Belgian court rules against 'misleading' Alpro soy product
The complaint, filed by the Belgian Confederation of the Dairy Industry (BCZ), was upheld by the court which approved the term 'plant-based alternative to dairy' but not 'variation on dairy' or 'plant-based variation on dairy'.
The BCZ welcomed the judge’s decision: “Alpro’s use of the term 'yoghurt' […] is in contradiction with the Belgian and European legislation that protects consumers and sets out the rules for the use of dairy denominations. The legislation must be applied correctly and the consumer cannot be misled. Only authentic milk-based yoghurt can use the name."
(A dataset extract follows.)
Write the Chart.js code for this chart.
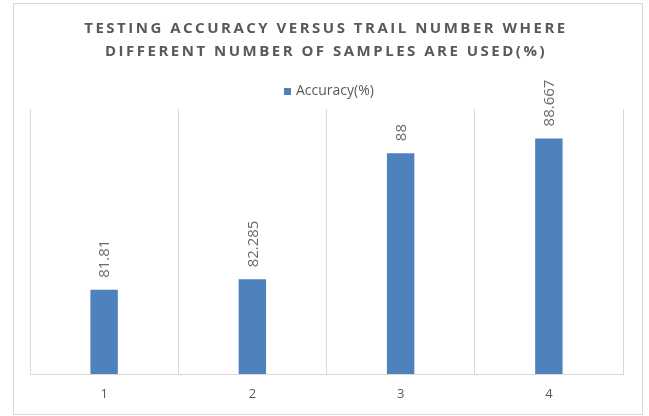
<!DOCTYPE html>
<html>
<head>
<meta charset="utf-8">
<style>
  html, body { margin: 0; padding: 0; background: #fff; overflow: hidden; }
  #wrap { width: 649px; height: 416px; position: relative; }
</style>
</head>
<body>
<div id="wrap"><canvas id="myChart"></canvas></div>
<script src="https://cdn.jsdelivr.net/npm/chart.js"></script>
<script>
  // chart data
  const categories = ['1', '2', '3', '4'];
  const accuracy = [81.81, 82.285, 88, 88.667];
  const seriesName = 'Accuracy(%)';
  const titleLines = ['TESTING ACCURACY VERSUS TRAIL NUMBER WHERE', 'DIFFERENT NUMBER OF SAMPLES ARE USED(%)'];
  const yMin = 78;
  const yMax = 90;

  const barColor = '#4f81bd';
  const textColor = '#595959';

  // border, title and legend, drawn like the Excel chart
  const frame = {
    id: 'frame',
    beforeDraw(chart) {
      const ctx = chart.ctx;
      ctx.save();
      ctx.strokeStyle = '#d9d9d9';
      ctx.lineWidth = 1;
      ctx.strokeRect(13.5, 3.5, 629, 411);
      ctx.restore();
    },
    afterDraw(chart) {
      const ctx = chart.ctx;
      ctx.save();
      ctx.fillStyle = textColor;
      ctx.font = 'bold 15px "Open Sans"';
      ctx.letterSpacing = '2.5px';
      ctx.textAlign = 'center';
      ctx.textBaseline = 'middle';
      ctx.fillText(titleLines[0], 326, 29);
      ctx.fillText(titleLines[1], 326, 52);
      ctx.letterSpacing = '0px';
      // legend
      ctx.fillStyle = barColor;
      ctx.fillRect(284, 88, 7, 7);
      ctx.fillStyle = textColor;
      ctx.font = '14px "Open Sans"';
      ctx.textAlign = 'left';
      ctx.fillText(seriesName, 296, 91);
      ctx.restore();
    }
  };

  // rotated value labels above each bar
  const barLabels = {
    id: 'barLabels',
    afterDatasetsDraw(chart) {
      const ctx = chart.ctx;
      const meta = chart.getDatasetMeta(0);
      ctx.save();
      ctx.fillStyle = '#6b6b6b';
      ctx.font = '15px "Open Sans"';
      ctx.textAlign = 'left';
      ctx.textBaseline = 'middle';
      meta.data.forEach(function (bar, i) {
        ctx.save();
        ctx.translate(bar.x + 1, bar.y - 12);
        ctx.rotate(-Math.PI / 2);
        ctx.fillText(String(accuracy[i]), 0, 0);
        ctx.restore();
      });
      ctx.restore();
    }
  };

  const ctx = document.getElementById('myChart').getContext('2d');
  const chart = new Chart(ctx, {
    type: 'bar',
    data: {
      labels: categories,
      datasets: [{
        label: seriesName,
        data: accuracy,
        backgroundColor: barColor,
        borderWidth: 0,
        barPercentage: 0.185,
        categoryPercentage: 1
      }]
    },
    options: {
      responsive: true,
      maintainAspectRatio: false,
      animation: false,
      layout: { padding: { left: 30, right: 26, top: 109, bottom: 0 } },
      plugins: {
        legend: { display: false },
        title: { display: false },
        tooltip: { enabled: false }
      },
      scales: {
        x: {
          afterFit: function (scale) { scale.height = 42; },
          grid: { offset: true, color: '#d9d9d9', drawTicks: false },
          border: { color: '#d9d9d9' },
          ticks: { padding: 12, color: textColor, font: { family: 'Open Sans', size: 13 } }
        },
        y: {
          display: false,
          min: yMin,
          max: yMax
        }
      }
    },
    plugins: [frame, barLabels]
  });
</script>
</body>
</html>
Renaat Debergh, managing director of BCZ, said: "We have nothing against soy products, we only ask to communicate correctly on the nature of the product and not mislead the consumer."
In a statement Alpro said it would be against its interests to mislead consumers on the difference between dairy and soy.
"Alpro [...] does not at all want to pretend that its products would be dairy products as claimed by the dairy industry. On the contrary! Alpro stands for plant-based food and wishes to distinguish itself from dairy products.
"[We] believe that the dairy industry unjustly underestimates consumers. Consumers do read Alpro's messages correctly and know very well what they will eat or drink when buying [our] products."
The company, a business segment of US dairy giant Dean Foods, has been ordered to adapt its website and packaging.
An ongoing battle
This is part of an ongoing terminology battle between companies producing plant-based alternatives and the dairy industry, which has fought to banish what it deems "misappropriation of dairy terminology on imitation milk products”.
In 2012 the Dutch Dairy Association (NZO) took Alpro to court for using misleading terms to market its ‘mild and creamy’ range. The court ruled that Alpro could only use the term ‘yoghurt variation’ in combination with ‘plant-based’.
In 2007 the EU ruled: "Dairy analogues or products that are not purely dairy may not be labelled, advertised or presented using protected terms reserved for milk and milk products. In addition, there should be no direct or indirect suggestion of a dairy connection by ‘non-pure’ dairy or imitation products."
According to a 2014 Mintel report, UK sales of cow-milk alternatives such as soy, rice and buffalo milk shot up 155% between 2011 and 2013.